Innanzitutto i Giudici di legittimità fanno rilevare che nel caso di specie non può trovare applicazione il principio richiamato dal resistente e di cui alla sentenza della Suprema Corte n. 24784/2009, secondo cui «l'obbligo di comunicazione dell'ammontare del reddito professionale alla Cassa di previdenza è correlato all'iscrizione alla Cassa medesima, a prescindere dalla nazionalità, e non sussiste per gli avvocati iscritti in altri albi professionali e alle relative Casse di previdenza, a la stregua dell'art. 17 della legge n.576 del 1980 e delle istruzioni della Cassa di Previdenza Forense con le quali, in sede di autoregolamentazione, la Cassa ha escluso, per tali avvocati, l'obbligo di comunicazione. Pertanto, l'avvocato cittadino di un paese dell'Unione Europea, iscritto all'Albo degli avvocati nel paese di provenienza e alla relativa Cassa di previdenza, non ha alcun obbligo di comunicazione alla Cassa di Previdenza italiana dell'ammontare del reddito professionale, conseguendone l'illegittimità della penalità comminata, dalla Cassa Nazionale Forense, per l'asserita violazione». La mancata applicabilità di tale principio alla fattispecie in esame discende:

  • in primis dalla mancata proposizione nel ricorso introduttivo della questione concernente l'obbligazione contributiva;
  • in secondo luogo, dal fatto che, con riguardo al caso di specie, a) per l'iscrizione alla Cassa, al tempo in cui si colloca la fattispecie, occorrevano due requisiti: l'iscrizione all'albo professionale e l'esercizio della professione con carattere di continuità (secondo la regola esistente prima dell'introduzione dell'automaticità dell'iscrizione alla Cassa a seguito dell'iscrizione all'albo degli avvocati ex art. 5 del Regolamento di attuazione ed art. 21, L. 31 dicembre 2012 n.247) sicché non potevano usufruire della previdenza forense coloro che non esercitavano la libera professione in modo occasionale pur rimanendo iscritti all'albo professionale; 

    b) si discute del contributo integrativo e non di quello soggettivo, il primo dovuto per il fatto di essere iscritto Albo ma non anche alla Cassa e, quindi, "sterile" perché non produttivo di alcuna prestazione per il soggetto tenuto al pagamento e con finalità meramente solidaristiche, il secondo finalizzato alla creazione di una posizione previdenziale (Cass. 32167 del 12 dicembre 2018).

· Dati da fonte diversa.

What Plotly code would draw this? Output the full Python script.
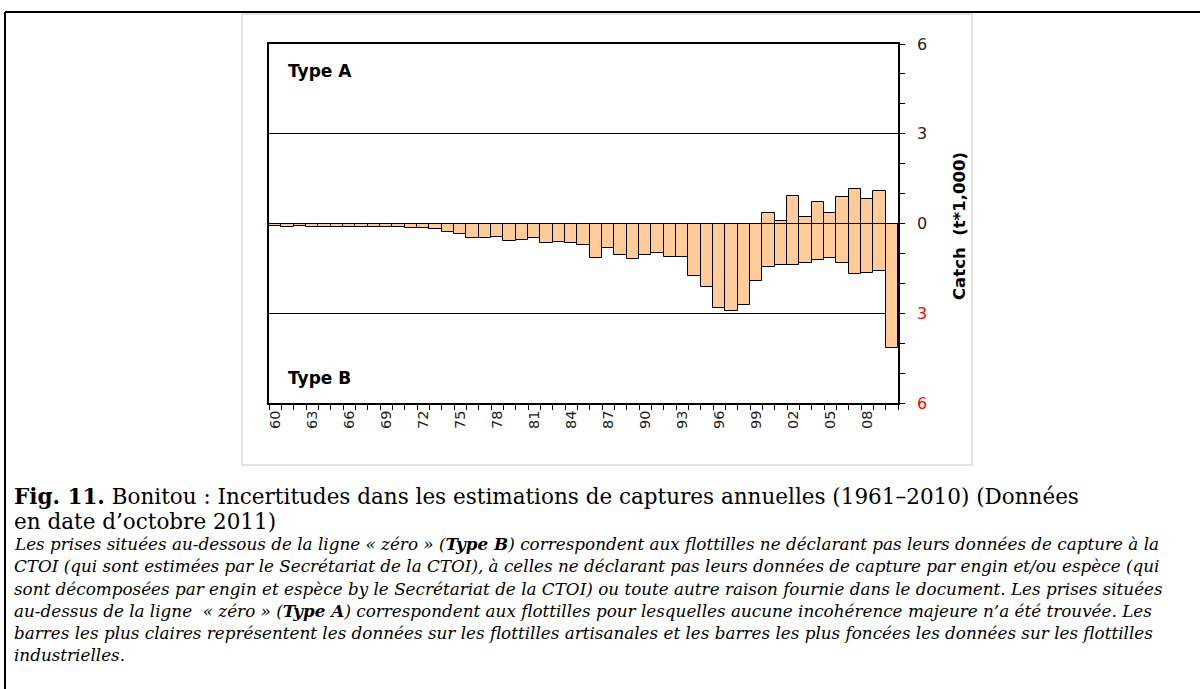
import plotly.graph_objects as go

# ---------------- data ----------------
years = list(range(1960, 2011))
type_a = [0, 0, 0, 0, 0, 0, 0, 0, 0, 0,
          0, 0, 0, 0, 0, 0, 0, 0, 0, 0,
          0, 0, 0, 0, 0, 0, 0, 0, 0, 0,
          0, 0, 0, 0, 0, 0, 0, 0, 0, 0,
          0.34, 0.07, 0.92, 0.22, 0.72, 0.34, 0.87, 1.17, 0.83, 1.10, 0]
type_b = [-0.08, -0.13, -0.08, -0.12, -0.12, -0.12, -0.12, -0.12, -0.12, -0.12,
          -0.12, -0.16, -0.16, -0.20, -0.28, -0.35, -0.50, -0.47, -0.46, -0.60,
          -0.55, -0.50, -0.66, -0.63, -0.66, -0.73, -1.16, -0.81, -1.05, -1.20,
          -1.05, -0.97, -1.13, -1.13, -1.74, -2.11, -2.81, -2.93, -2.73, -1.93,
          -1.46, -1.39, -1.39, -1.31, -1.22, -1.15, -1.31, -1.70, -1.65, -1.58, -4.15]
x_tick_years = list(range(1960, 2009, 3))
x_tick_text = ["%02d" % (y % 100) for y in x_tick_years]
y_tick_vals = [6, 3, 0, -3, -6]
y_tick_text = ["6", "3", "0",
               "<span style='color:#ff0000'>3</span>",
               "<span style='color:#ff0000'>6</span>"]

# ---------------- layout helpers ----------------
W, H = 1200, 689
L, R, T, B = 269, 302, 44, 286
PW, PH = W - L - R, H - T - B


def px(x):
    return (x - L) / PW


def py(y):
    return (H - B - y) / PH


fig = go.Figure()
bar_style = dict(color="#FFCC99", line=dict(color="#000000", width=1))
fig.add_trace(go.Bar(x=years, y=type_a, width=1, marker=bar_style, showlegend=False))
fig.add_trace(go.Bar(x=years, y=type_b, width=1, marker=bar_style, showlegend=False))

fig.update_layout(
    width=W, height=H,
    margin=dict(l=L, r=R, t=T, b=B, autoexpand=False),
    paper_bgcolor="white", plot_bgcolor="white",
    barmode="relative", bargap=0,
    font=dict(family="DejaVu Sans", color="#000000"),
    xaxis=dict(
        range=[1959.5, 2010.5], tickmode="array", tickvals=x_tick_years,
        ticktext=x_tick_text, tickangle=-90, ticks="", showgrid=False,
        zeroline=False, showline=True, linecolor="#000000", linewidth=1.5,
        mirror=True, tickfont=dict(size=14.5, color="#222222"),
        minor=dict(ticks="outside", tick0=1959.5, dtick=1, ticklen=5,
                   tickcolor="#000000", tickwidth=1, showgrid=False),
        automargin=False,
    ),
    yaxis=dict(
        range=[-6, 6], side="right", tickmode="array", tickvals=y_tick_vals,
        ticktext=y_tick_text, ticks="outside", ticklen=5, tickcolor="#000000",
        showgrid=True, gridcolor="#000000", gridwidth=1,
        zeroline=True, zerolinecolor="#000000", zerolinewidth=1.5,
        showline=True, linecolor="#000000", linewidth=1.5, mirror=True,
        tickfont=dict(size=16, color="#222222"), ticklabelstandoff=9,
        minor=dict(ticks="outside", dtick=1, tick0=0, ticklen=5,
                   tickcolor="#000000", showgrid=False),
        automargin=False,
    ),
)

# frame lines of the page and the chart box
fig.add_shape(type="line", xref="paper", yref="paper", x0=px(5), x1=px(1200),
              y0=py(12), y1=py(12), line=dict(color="#000000", width=2))
fig.add_shape(type="line", xref="paper", yref="paper", x0=px(5), x1=px(5),
              y0=py(12), y1=py(689), line=dict(color="#000000", width=2))
fig.add_shape(type="rect", xref="paper", yref="paper", x0=px(242), x1=px(972),
              y0=py(465), y1=py(14), line=dict(color="#d9d9d9", width=1.5),
              layer="below")

ann = []
ann.append(dict(text="<b>Type A</b>", x=px(286), y=py(71), xanchor="left",
                yanchor="middle", font=dict(size=17, family="DejaVu Sans")))
ann.append(dict(text="<b>Type B</b>", x=px(286), y=py(378), xanchor="left",
                yanchor="middle", font=dict(size=17, family="DejaVu Sans")))
ann.append(dict(text="<b>Catch  (t*1,000)</b>", x=px(959), y=py(226),
                xanchor="center", yanchor="middle", textangle=-90,
                font=dict(size=16.5, family="DejaVu Sans")))

serif = "DejaVu Serif"
ann.append(dict(text="<b>Fig. 11.</b> Bonitou : Incertitudes dans les estimations de captures annuelles (1961–2010) (Données",
                x=px(12), y=py(496), xanchor="left", yanchor="middle",
                font=dict(size=21.5, family=serif)))
ann.append(dict(text="en date d’octobre 2011)",
                x=px(12), y=py(521), xanchor="left", yanchor="middle",
                font=dict(size=21.5, family=serif)))
lines = [
    "Les prises situées au-dessous de la ligne « zéro » (<b>Type B</b>) correspondent aux flottilles ne déclarant pas leurs données de capture à la",
    "CTOI (qui sont estimées par le Secrétariat de la CTOI), à celles ne déclarant pas leurs données de capture par engin et/ou espèce (qui",
    "sont décomposées par engin et espèce by le Secrétariat de la CTOI) ou toute autre raison fournie dans le document. Les prises situées",
    "au-dessus de la ligne  « zéro » (<b>Type A</b>) correspondent aux flottilles pour lesquelles aucune incohérence majeure n’a été trouvée. Les",
    "barres les plus claires représentent les données sur les flottilles artisanales et les barres les plus foncées les données sur les flottilles",
    "industrielles.",
]
line_y = [544, 566, 588.5, 610.5, 633, 655]
for t, yy in zip(lines, line_y):
    ann.append(dict(text="<i>" + t + "</i>", x=px(12), y=py(yy), xanchor="left",
                    yanchor="middle", font=dict(size=16.8, family=serif)))

for a in ann:
    a.update(xref="paper", yref="paper", showarrow=False)
fig.update_layout(annotations=ann)

fig.write_html("out.html", config={"displayModeBar": False},
               post_script="document.body.style.margin='0';document.body.style.overflow='hidden';")
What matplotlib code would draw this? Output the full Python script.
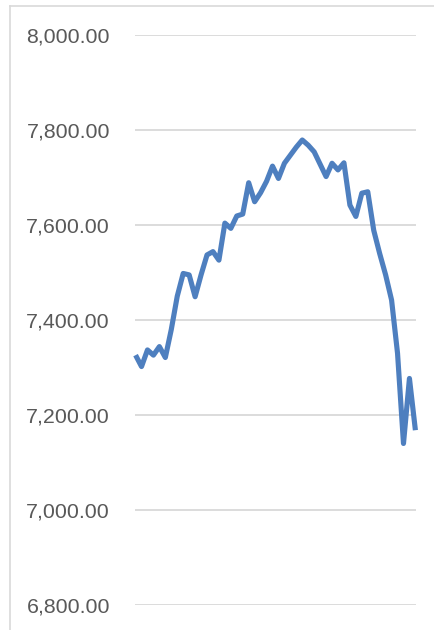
import matplotlib.pyplot as plt
from matplotlib.lines import Line2D
from matplotlib.ticker import FuncFormatter

# values (one point per period)
values = [7326, 7302, 7337, 7326, 7344, 7321, 7380, 7450, 7498, 7495,
          7449, 7495, 7537, 7544, 7526, 7604, 7593, 7619, 7623, 7689,
          7649, 7668, 7692, 7724, 7698, 7730, 7747, 7764, 7779, 7768,
          7754, 7728, 7702, 7730, 7716, 7731, 7642, 7618, 7667, 7670,
          7589, 7540, 7495, 7442, 7330, 7140, 7277, 7168]
y_ticks = [6800, 7000, 7200, 7400, 7600, 7800, 8000]

fig = plt.figure(figsize=(4.34, 6.3), dpi=100)
ax = fig.add_axes([0.311, 0.0397, 0.6475, 0.9047])

x = list(range(len(values)))
ax.plot(x, values, color='#4E7FBF', lw=3.7, solid_joinstyle='round', solid_capstyle='butt',
        zorder=3, clip_on=False)

ax.set_xlim(-0.1, len(values) - 0.9)
ax.set_ylim(6800, 8000)
ax.set_yticks(y_ticks)
ax.yaxis.set_major_formatter(FuncFormatter(lambda v, p: f'{v:,.2f}'))
ax.grid(axis='y', color='#D9D9D9', lw=1.3)
ax.set_axisbelow(True)
ax.tick_params(axis='y', length=0, pad=18, labelsize=15.4, labelcolor='#595959')
ax.tick_params(axis='x', length=0, labelbottom=False)
for s in ax.spines.values():
    s.set_visible(False)
for lbl in ax.get_yticklabels():
    lbl.set_fontfamily('Liberation Sans')

# outer chart frame (left and top edges visible in the crop)
fig.add_artist(Line2D([10 / 434, 10 / 434], [0, 1 - 5.5 / 630], transform=fig.transFigure, color='#D9D9D9', lw=1.2))
fig.add_artist(Line2D([10 / 434, 1], [1 - 5.5 / 630, 1 - 5.5 / 630], transform=fig.transFigure, color='#D9D9D9', lw=1.2))

fig.savefig('out.png', dpi=100)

Chiarito ciò, la Corte di Cassazione fa rilevare che la materia previdenziale è caratterizzata da indisponibilità e inderogabilità; caratteri, questi, che fanno escludere che il soggetto interessato alla tutela previdenziale possa operare una scelta della legislazione di sicurezza sociale dello Stato in cui desidera sia attuata la sua protezione sociale o possa optare di conformarsi o meno alle prescrizioni dell'ente previdenziale deputato a presidiare le regole di sicurezza sociale e, in genere, delle istituzioni di sicurezza sociale dei singoli Stati membri dell'Unione (Cass. n. 6776 del 19/03/2018). L'obbligo di versamento del contributo integrativo, infatti, deriva non dalla iscrizione alla Cassa, bensì dalla prestazione professionale resa ed il professionista può ripeterlo nei confronti del cliente. A questo deve aggiungersi che nella questione in esame non risultano allegati o provati dal resistente quegli elementi sulla cui scorta la normativa comunitaria applicabile ratione temporis costituita dal Regolamento CEE del Parlamento Europeo e del Consiglio del 29 aprile 2004, n. 883, relativo al coordinamento dei sistemi di sicurezza sociale delle legislazioni dell'Unione europea per le attività (professionali per quanto ne occupa in questo giudizio) individua la legge previdenziale applicabile. Gli elementi in questione, il cui carattere univoco viene attribuito dal Regolamento del Parlamento Europeo e del Consiglio, 16 settembre 2009, n.987, sono la residenza, la durata e la continuità della presenza nel territorio degli Stati membri e il luogo in cui l'attività è esercitata abitualmente, con stabilità dell'attività lavorativa. L'abitualità dell'esercizio dell'attività in due o più Stati membri, al di fuori della rigida temporaneità finisce per far prevalere la legislazione dello Stato membro di residenza, se i) una parte sostanziale dell'attività è esercitata in tale Stato membro, oppure alla legislazione dello Stato membro in cui si trova il centro di interessi delle attività, ii) la persona non risiede in uno degli Stati membri nel quale esercita una parte sostanziale della sua attività. Orbene, nella fattispecie in discussione, il resistente non ha allegato la ricorrenza di alcuno dei criteri di collegamento previsti dai menzionati regolamenti e fonda la sua pretesa solo sul fatto di avere optato per l'iscrizione nell'Albo e nella cassa tedeschi, opzione che, per quanto sopra esposto non è rilevante.

Alla luce delle considerazioni sin qui svolte, pertanto, la Corte di Cassazione ha accolto il ricorso, cassando la decisione impugnata con rinvio alla Corte d'appello in diversa composizione.